If you are analyzing a public company, investor relations pages and periodic filings are usually the best starting point. For private companies, you may need to estimate equity value using a recent funding round, a valuation multiple, or a comparable company analysis. In that setting, the term “market leverage” can be more of an approximation than a directly observed ratio.
Common mistakes when calculating market leverage ratio
- Using book equity instead of market cap. This turns the ratio into a book leverage measure, which is different.
- Ignoring diluted shares. If employee options, restricted stock, or convertibles are meaningful, diluted shares may provide a better estimate.
- Excluding short term debt. Current borrowings are still debt and should generally be included.
- Mixing dates. Debt from an old quarter and share price from a much later date can skew the ratio.
- Failing to interpret by industry. A 45% ratio may be normal for one sector and dangerous for another.
Advanced considerations for analysts
Senior analysts often refine the ratio depending on the use case. For distressed analysis, they may separate secured debt from unsecured debt and compare each layer to enterprise value. For valuation work, they might evaluate leverage at spot price and also at a normalized share price. For capital allocation studies, they may compare current market leverage with management’s stated target range.
Some analysts also evaluate net market leverage by subtracting excess cash from debt before dividing by debt plus market capitalization. This approach can be useful for cash rich companies where gross debt overstates actual financing risk. However, because definitions vary, it is important to state the formula clearly whenever you present your work.
How interest rates affect the ratio
The market leverage ratio itself is a capital structure snapshot, but interest rates influence both sides of the equation. Rising rates can reduce equity valuations by increasing discount rates and slowing growth expectations. At the same time, refinancing debt becomes more expensive. This combination can cause market leverage to climb quickly even if debt balances remain unchanged. That is one reason why analysts monitor this ratio closely during rate hiking cycles.
How investors use the ratio
Equity investors use market leverage ratio to compare risk profiles and identify whether a stock’s market valuation is adequately compensating them for financing risk. Credit investors use it to gauge subordination and the cushion provided by equity value. Corporate finance teams use it to test whether future debt issuance would push the company beyond a prudent capital structure range.
A moderate market leverage ratio can be efficient. An excessive ratio can become a warning sign. The best practice is to pair it with trend analysis over several quarters and compare the company with direct peers.

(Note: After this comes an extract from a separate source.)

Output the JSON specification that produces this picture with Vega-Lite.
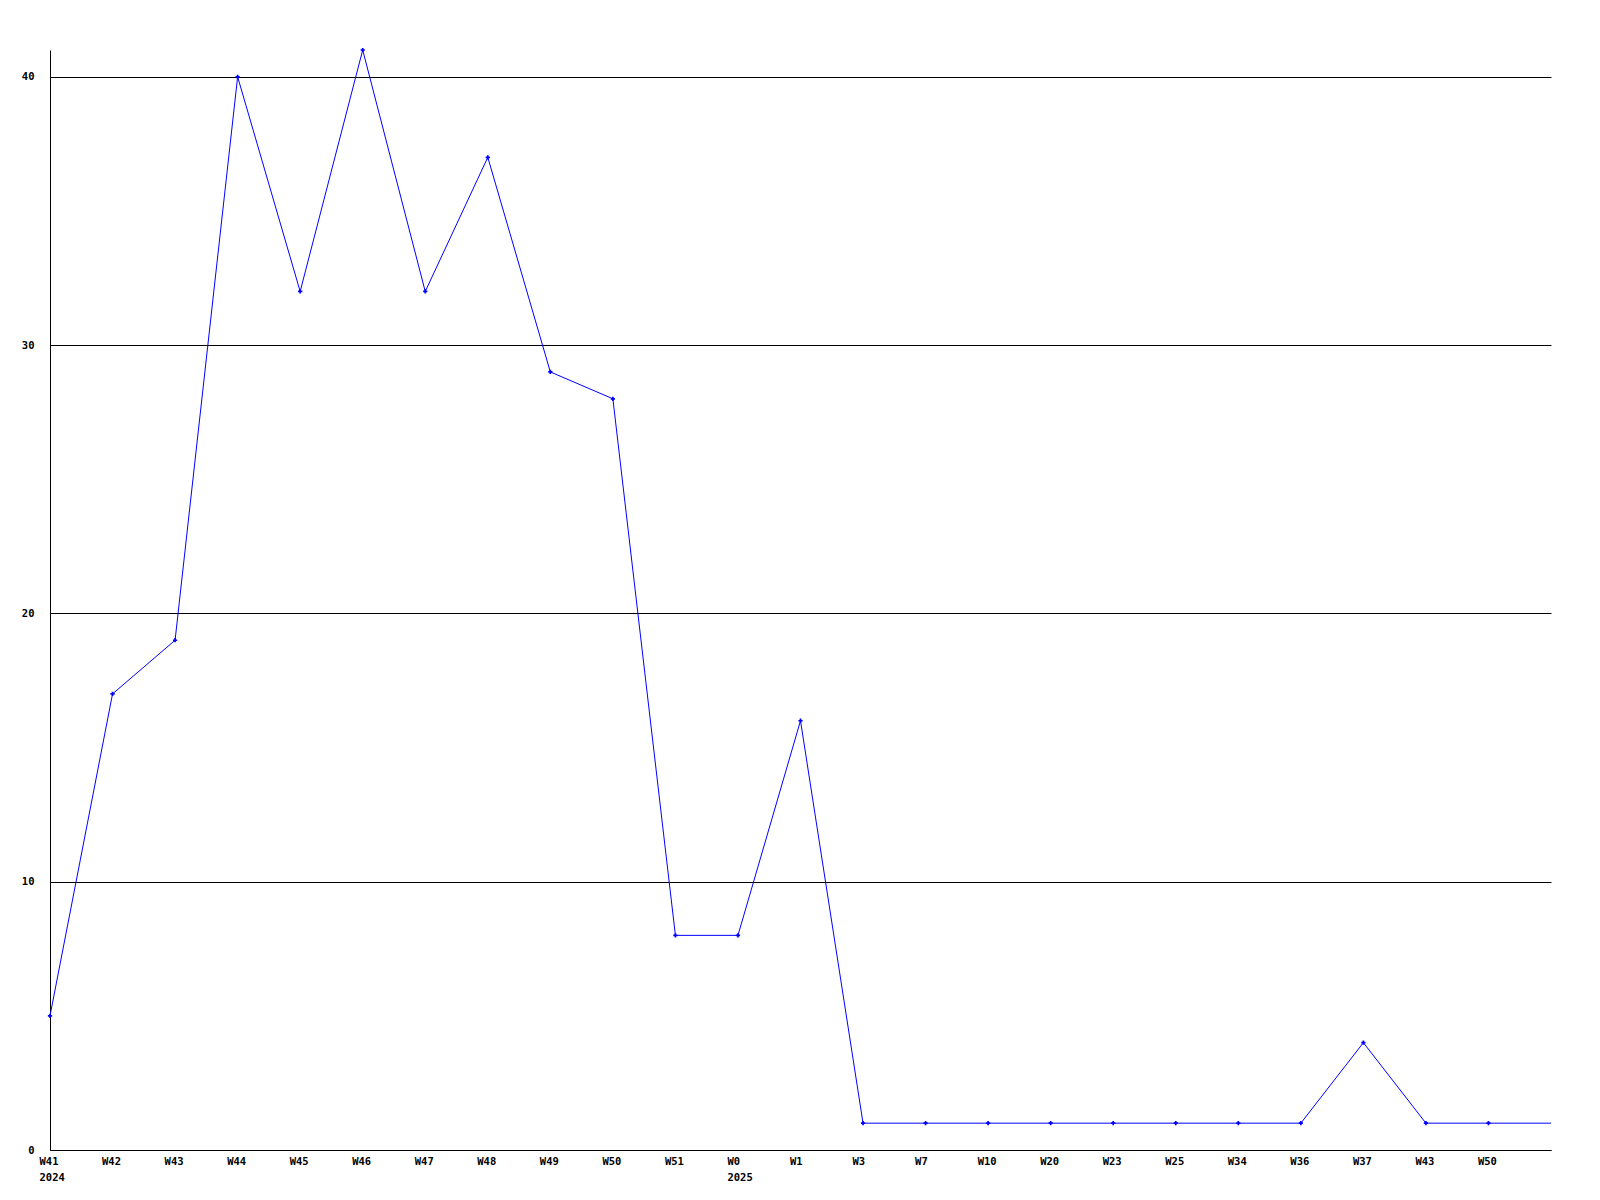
{
  "$schema": "https://vega.github.io/schema/vega-lite/v6.json",
  "width": 1501,
  "height": 1100,
  "autosize": {"type": "none"},
  "padding": {"left": 50, "top": 50, "right": 49, "bottom": 50},
  "background": "white",
  "config": {"view": {"stroke": null}},
  "data": {
    "values": [
      {"i": 0, "week": "W41", "year": "2024", "count": 5, "marker": true},
      {"i": 1, "week": "W42", "year": "", "count": 17, "marker": true},
      {"i": 2, "week": "W43", "year": "", "count": 19, "marker": true},
      {"i": 3, "week": "W44", "year": "", "count": 40, "marker": true},
      {"i": 4, "week": "W45", "year": "", "count": 32, "marker": true},
      {"i": 5, "week": "W46", "year": "", "count": 41, "marker": true},
      {"i": 6, "week": "W47", "year": "", "count": 32, "marker": true},
      {"i": 7, "week": "W48", "year": "", "count": 37, "marker": true},
      {"i": 8, "week": "W49", "year": "", "count": 29, "marker": true},
      {"i": 9, "week": "W50", "year": "", "count": 28, "marker": true},
      {"i": 10, "week": "W51", "year": "", "count": 8, "marker": true},
      {"i": 11, "week": "W0", "year": "2025", "count": 8, "marker": true},
      {"i": 12, "week": "W1", "year": "", "count": 16, "marker": true},
      {"i": 13, "week": "W3", "year": "", "count": 1, "marker": true},
      {"i": 14, "week": "W7", "year": "", "count": 1, "marker": true},
      {"i": 15, "week": "W10", "year": "", "count": 1, "marker": true},
      {"i": 16, "week": "W20", "year": "", "count": 1, "marker": true},
      {"i": 17, "week": "W23", "year": "", "count": 1, "marker": true},
      {"i": 18, "week": "W25", "year": "", "count": 1, "marker": true},
      {"i": 19, "week": "W34", "year": "", "count": 1, "marker": true},
      {"i": 20, "week": "W36", "year": "", "count": 1, "marker": true},
      {"i": 21, "week": "W37", "year": "", "count": 4, "marker": true},
      {"i": 22, "week": "W43", "year": "", "count": 1, "marker": true},
      {"i": 23, "week": "W50", "year": "", "count": 1, "marker": true},
      {"i": 24, "week": "", "year": "", "count": 1, "marker": false}
    ]
  },
  "encoding": {
    "x": {
      "field": "i",
      "type": "quantitative",
      "scale": {"domain": [0, 24], "nice": false, "zero": false},
      "axis": {
        "title": null,
        "grid": false,
        "ticks": false,
        "domainColor": "black",
        "domainWidth": 1,
        "values": [0,1,2,3,4,5,6,7,8,9,10,11,12,13,14,15,16,17,18,19,20,21,22,23],
        "labelExpr": "[['W41','2024'],'W42','W43','W44','W45','W46','W47','W48','W49','W50','W51',['W0','2025'],'W1','W3','W7','W10','W20','W23','W25','W34','W36','W37','W43','W50'][datum.value]",
        "labelAlign": "left",
        "labelBaseline": "top",
        "labelOffset": -11,
        "labelPadding": 6,
        "labelLineHeight": 16,
        "labelFont": "DejaVu Sans Mono",
        "labelFontWeight": "bold",
        "labelFontSize": 10.5,
        "labelColor": "black",
        "labelOverlap": false,
        "labelFlush": false
      }
    },
    "y": {
      "field": "count",
      "type": "quantitative",
      "scale": {"domain": [0, 41], "nice": false},
      "axis": {
        "title": null,
        "values": [0, 10, 20, 30, 40],
        "grid": true,
        "gridColor": "black",
        "gridOpacity": 1,
        "gridWidth": 1,
        "ticks": false,
        "domainColor": "black",
        "labelPadding": 16,
        "labelFont": "DejaVu Sans Mono",
        "labelFontWeight": "bold",
        "labelFontSize": 10.5,
        "labelColor": "black"
      }
    }
  },
  "layer": [
    {
      "mark": {"type": "line", "color": "#0000ff", "strokeWidth": 1}
    },
    {
      "transform": [{"filter": "datum.marker"}],
      "mark": {"type": "point", "shape": "cross", "filled": true, "color": "#0000ff", "size": 18, "opacity": 1}
    }
  ]
}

Quick interpretation example
Imagine two companies each carry $500 million of debt. Company A has a market capitalization of $2.0 billion, while Company B has a market capitalization of $600 million. Company A’s market leverage ratio is 20.0%, while Company B’s is 45.5%. Even though total debt is identical, Company B appears materially riskier because debt makes up a much larger share of its market based capital structure.
Authoritative sources for deeper research
- Federal Reserve Financial Accounts of the United States
- U.S. Treasury interest rate data
- NYU Stern corporate finance and valuation resources
Final takeaway
If you want a practical, investor relevant view of capital structure, market leverage ratio is one of the best tools available. The process is straightforward: gather total debt, calculate market capitalization from share price and shares outstanding, add them together, and divide debt by the total. The resulting percentage tells you how much of the firm’s market based financing comes from debt. That simple number can reveal a great deal about risk, flexibility, and capital structure quality.
Use the calculator above to test different debt levels, share prices, and dilution assumptions. Then compare the result against peer companies, historical trends, interest coverage, and current market conditions. That is how professionals turn a single ratio into an informed financial judgment.